Pernod Ricard saw reported sales rise by 8% (2% organic) to almost €8.56 billion in the year to the end of June, however its net profits fell by 15% to €880 million, attributed to a €404m write down of its Absolut vodka brand.

Jameson Irish whiskey helped Pernod Ricard to achieve an overall sales rise of 8% in 2014/15.

Releasing its end of year results today, Pernod Ricard described its results as “solid” results, with improving sales in China and strong performance of its whisky brands helping to boost sales.

Of its top 14 priority brands, Jameson Irish whiskey saw the biggest organic sales growth with volumes increasing by 9% to 5.1 million and net sales by 10%. The Glenlivet also achieved significant growth with volumes increasing by 7% to 1.1m nine-litre casks, with net sales rising by 11%.

Mumm Champagne and Perrier-Jouet also put in strong performances with the former increasing net sales by 7% and volumes by 13% to 700,000 nine-litre cases, and the latter by 9% and 11% respectively to 300,000 nine-litre cases.

“Growth was driven by whiskies (continued strong performance of Jameson, The Glenlivet, Ballantine’s and Indian whiskies) and also of Champagnes Mumm and Perrier-Jouët, both in high single digit growth. Martell returned to growth, despite negative mix (China). Absolut was impacted by a challenging USA market but grew outside the USA”, the report noted.

Despite positive sales growth, Pernod Ricard reported a fall in net profits, down 14% year-on-year to €880m, due to a €404m impairment charge on its Absolut vodka brand, which the company said was “driven by lower growth in the US”.

Net sales of Absolut vodka fell by 1% while volumes were flat at 11.2 million nine-litre cases.

In terms of the group’s premium wines portfolio, Campo Viejo was the biggest winner increasing net sales and volumes by 9% to 2.2m nine-litre cases. This growth offset a slide in Jacob’s Creek fortunes, which saw net sales drop by 3% and volumes by 4% to 6m nine-litre cases.

New Zealand’s Brancott Estate increased its net sales slightly by 1% while volumes saw a rise of 6% to 2.2m nine-litre case. Graffigna, Pernod’s Argentine wine brand, saw the biggest slide with net sales plummeting by 22% and in volume by 18% to just 200,000 nine-litre cases.

Taking each of its key markets, Asia / rest of world saw a positive return to growth with net sales up 4% thanks to improving sales in China, which were down 2% compared with 23% the previous year, and “very strong dynamism” in India.

Net sales in the Americas increased by 2%, while Europe was said to be “stable”, despite difficulties in Eastern Europe and within the Travel Retail sector, with sales falling flat.
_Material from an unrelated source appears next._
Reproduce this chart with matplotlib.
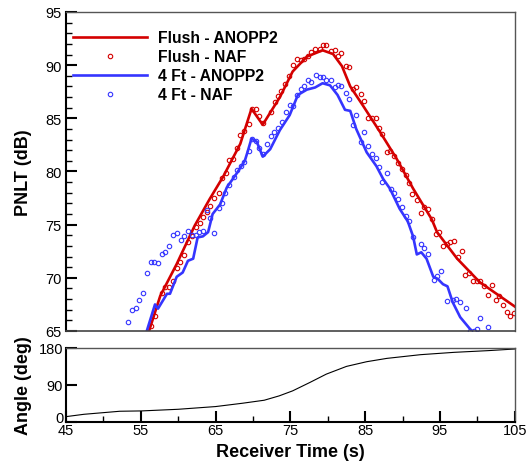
import numpy as np
import matplotlib
matplotlib.use("Agg")
import matplotlib.pyplot as plt
import matplotlib.transforms as mtransforms
from matplotlib.ticker import MultipleLocator

plt.rcParams['font.family'] = ['Liberation Sans', 'DejaVu Sans']

# Flush - ANOPP2 (line)
flush_t = [56.1, 57.6, 59.8, 62.2, 64.2, 66.0, 68.3, 69.8, 71.3, 73.6, 75.3, 77.2,
           79.3, 80.7, 81.9, 83.0, 84.7, 87.0, 89.2, 91.4, 93.9, 94.6, 97.3, 100.3, 105.0]
flush_db = [65.0, 68.3, 71.3, 74.9, 77.4, 79.5, 82.6, 85.9, 84.4, 87.0, 89.4, 90.8,
            91.4, 91.05, 89.9, 88.0, 86.2, 83.7, 81.2, 78.4, 75.5, 74.3, 71.8, 69.6, 67.3]

# Flush - NAF (markers)
flush_naf_t = [56.3, 56.9, 57.8, 58.2, 58.8, 59.3, 59.9, 60.3, 60.8, 61.3, 61.9, 62.4,
               62.9, 63.3, 63.8, 64.3, 64.8, 65.4, 65.8, 66.4, 66.8, 67.3, 67.8, 68.3,
               68.8, 69.4, 69.8, 70.4, 70.8, 71.4, 72.4, 72.9, 73.3, 73.8, 74.3, 74.8,
               75.4, 75.9, 76.4, 76.8, 77.4, 77.8, 78.3, 78.9, 79.3, 79.8, 80.4, 80.9,
               81.4, 81.8, 82.4, 82.9, 83.4, 83.8, 84.4, 84.9, 85.4, 85.9, 86.4, 86.9,
               87.3, 87.9, 88.3, 88.8, 89.4, 89.9, 90.4, 90.8, 91.3, 91.9, 92.4, 92.8,
               93.4, 93.9, 94.4, 94.8, 95.4, 95.9, 96.4, 96.9, 97.4, 97.9, 98.4, 98.9,
               99.4, 99.9, 100.4, 100.9, 101.4, 101.9, 102.5, 102.9, 103.4, 103.9, 104.4, 104.9]
flush_naf_db = [65.5, 66.4, 68.6, 69.1, 69.1, 69.7, 70.9, 71.5, 72.1, 73.4, 73.9, 74.8,
                75.2, 75.7, 76.2, 76.8, 77.5, 78.0, 79.4, 79.9, 81.1, 81.2, 82.2, 83.4,
                83.8, 84.5, 85.9, 85.9, 85.2, 84.6, 85.6, 86.5, 87.1, 87.6, 88.2, 89.0,
                90.0, 90.6, 90.5, 90.6, 90.9, 91.2, 91.5, 91.5, 91.9, 91.9, 91.3, 91.4,
                90.9, 91.1, 89.9, 89.8, 87.8, 87.9, 87.3, 86.6, 85.0, 85.0, 85.0, 84.1,
                83.5, 81.8, 81.9, 81.5, 80.8, 80.2, 79.7, 78.9, 77.9, 77.3, 76.1, 76.7,
                76.5, 75.5, 74.1, 74.3, 73.0, 73.2, 73.4, 73.5, 72.0, 72.5, 70.3, 70.5,
                69.7, 69.7, 69.7, 69.2, 68.4, 69.3, 67.9, 68.3, 67.4, 66.8, 66.4, 66.7]

# 4 Ft - ANOPP2 (line)
ft4_t = [55.8, 56.9, 57.3, 58.5, 58.9, 59.8, 60.6, 61.3, 62.0, 62.6, 63.3, 64.0, 64.6,
         65.6, 66.5, 67.8, 68.9, 69.3, 69.8, 70.5, 71.3, 72.3, 73.6, 74.9, 76.0, 77.2,
         78.3, 79.3, 80.3, 81.3, 82.3, 83.0, 83.8, 85.2, 86.5, 87.4, 88.3, 89.6, 90.7,
         91.4, 91.9, 92.5, 93.2, 94.1, 94.7, 95.4, 96.0, 96.7, 97.7, 99.0, 99.4]
ft4_db = [65.0, 67.5, 67.1, 68.5, 68.5, 70.1, 70.5, 71.6, 71.8, 73.8, 73.9, 74.3, 76.0,
          76.9, 78.5, 79.8, 81.0, 81.9, 83.1, 82.8, 81.4, 82.1, 83.9, 85.3, 87.2, 87.7,
          87.9, 88.3, 88.1, 87.2, 85.8, 85.7, 84.0, 81.8, 80.5, 79.3, 78.4, 76.5, 75.3,
          73.9, 72.2, 72.4, 71.8, 70.1, 69.9, 69.4, 69.2, 67.7, 66.3, 65.2, 64.9]

# 4 Ft - NAF (markers)
ft4_naf_t = [53.3, 53.8, 54.4, 54.8, 55.3, 55.8, 56.3, 56.8, 57.3, 57.8, 58.3, 58.8,
             59.3, 59.8, 60.4, 60.8, 61.3, 61.8, 62.4, 62.8, 63.3, 63.8, 64.3, 64.8,
             65.4, 65.9, 66.3, 66.8, 67.4, 67.8, 68.4, 68.8, 69.4, 69.8, 70.4, 70.8,
             71.4, 71.9, 72.4, 72.8, 73.4, 73.9, 74.4, 74.9, 75.3, 75.9, 76.4, 76.8,
             77.4, 77.8, 78.4, 78.9, 79.3, 79.8, 80.4, 80.9, 81.4, 81.8, 82.4, 82.9,
             83.4, 83.8, 84.4, 84.8, 85.4, 85.9, 86.4, 86.8, 87.3, 87.9, 88.4, 88.9,
             89.4, 89.9, 90.4, 90.9, 91.4, 92.4, 92.9, 93.4, 94.2, 94.6, 95.1, 95.9,
             96.7, 97.2, 97.7, 98.5, 99.0, 99.5, 99.9, 100.4, 101.4]
ft4_naf_db = [65.8, 67.0, 67.2, 67.9, 68.6, 70.5, 71.5, 71.5, 71.4, 72.2, 72.4, 73.0,
              74.0, 74.2, 73.6, 73.9, 74.4, 74.0, 74.0, 74.3, 74.4, 76.4, 75.6, 74.2,
              76.6, 77.0, 78.0, 78.7, 79.5, 80.1, 80.5, 80.9, 81.9, 83.1, 82.9, 82.2,
              81.6, 82.6, 83.3, 83.7, 84.1, 84.7, 85.6, 86.3, 86.2, 87.2, 87.8, 88.0,
              88.6, 88.4, 89.1, 88.9, 88.9, 88.6, 88.6, 87.9, 88.1, 88.0, 87.4, 86.8,
              84.4, 85.3, 82.8, 83.7, 82.4, 81.6, 81.3, 80.4, 79.0, 79.9, 78.4, 78.0,
              77.4, 76.7, 75.8, 75.3, 73.8, 73.2, 72.8, 72.2, 69.8, 70.2, 70.6, 67.8,
              67.9, 68.0, 67.7, 67.2, 65.0, 65.0, 65.2, 66.2, 65.4]

# directivity angle
angle_t = [45.0, 47.4, 52.2, 55.1, 60.0, 65.0, 68.6, 71.5, 73.5, 75.3, 77.6, 79.8,
           82.5, 85.2, 87.9, 92.4, 96.9, 101.4, 105.0]
angle_deg = [13.0, 18.7, 26.1, 26.9, 30.9, 37.5, 45.6, 52.9, 63.5, 75.7, 96.1, 116.4,
             135.2, 146.6, 154.7, 163.7, 169.4, 173.5, 177.5]

red = '#d40000'
blue = '#3535ff'

fig = plt.figure(figsize=(5.28, 4.64), dpi=100)
ax = fig.add_axes([0.125, 0.2845, 0.85, 0.6875])
ax2 = fig.add_axes([0.125, 0.0884, 0.85, 0.1595])

ax.plot(flush_t, flush_db, color=red, lw=1.9, label='Flush - ANOPP2')
ax.plot(flush_naf_t, flush_naf_db, ls='none', marker='o', ms=3.2, mfc='none',
        mec=red, mew=0.8, label='Flush - NAF')
ax.plot(ft4_t, ft4_db, color=blue, lw=1.9, label='4 Ft - ANOPP2')
ax.plot(ft4_naf_t, ft4_naf_db, ls='none', marker='o', ms=3.2, mfc='none',
        mec=blue, mew=0.8, label='4 Ft - NAF')

ax.set_xlim(45, 105)
ax.set_ylim(65, 95)
ax.yaxis.set_major_locator(MultipleLocator(5))
ax.yaxis.set_minor_locator(MultipleLocator(1))
ax.tick_params(axis='y', which='major', direction='in', length=8, width=1.5, labelsize=10.5, pad=3)
ax.tick_params(axis='y', which='minor', direction='in', length=4, width=1.0)
ax.tick_params(axis='x', which='both', bottom=False, labelbottom=False)
ax.set_ylabel('PNLT (dB)', fontsize=13, fontweight='bold')
ax.yaxis.set_label_coords(-0.075, 0.5)

leg = ax.legend(loc='upper left', bbox_to_anchor=(0.0156, 0.942), frameon=False,
                borderaxespad=0, borderpad=0, handlelength=4.7, handletextpad=0.7,
                labelspacing=0.25, numpoints=1, prop={'size': 11.3, 'weight': 'bold'})

ax2.plot(angle_t, angle_deg, color='black', lw=0.8)
ax2.set_xlim(45, 105)
ax2.set_ylim(0, 180)
ax2.set_yticks([0, 90, 180])
ax2.xaxis.set_minor_locator(MultipleLocator(5))
ax2.set_xticks(np.arange(45, 106, 10))
ax2.tick_params(axis='both', which='major', direction='in', length=8, width=1.5, labelsize=10.5, pad=2)
ax2.tick_params(axis='x', which='both', pad=0.5)
ax2.tick_params(axis='x', which='minor', direction='in', length=4, width=1.0)
ax2.set_xlabel('Receiver Time (s)', fontsize=13, fontweight='bold')
ax2.xaxis.set_label_coords(0.5, -0.28)
ax2.set_ylabel('Angle (deg)', fontsize=13, fontweight='bold')
ax2.yaxis.set_label_coords(-0.075, 0.5)

# lift the "0" label a little, as in the original, so it clears "45"
fig.canvas.draw()
zero_lbl = ax2.get_yticklabels()[0]
zero_lbl.set_transform(zero_lbl.get_transform() +
                       mtransforms.ScaledTranslation(0, 5 / 100, fig.dpi_scale_trans))

for a in (ax, ax2):
    a.spines['left'].set_linewidth(1.5)
    a.spines['top'].set_linewidth(1.0)
    a.spines['top'].set_color('#555555')
    a.spines['right'].set_linewidth(1.0)
    a.spines['right'].set_color('#555555')
ax.spines['bottom'].set_linewidth(1.2)
ax.spines['bottom'].set_color('#444444')
ax2.spines['bottom'].set_linewidth(1.5)

fig.savefig('out.png', dpi=100)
Alexandre Ricard, chairman and chief executive of Pernod Ricard said: “Our full year results are solid, delivering improving sales and profit from recurring operations in line with guidance. Our strategy has remained consistent and is delivering results.

“For FY15/16, despite a challenging and volatile macroeconomic environment, we aim to continue gradually improving our business performance. We will continue to support priority brands and innovations while focusing on operational excellence.”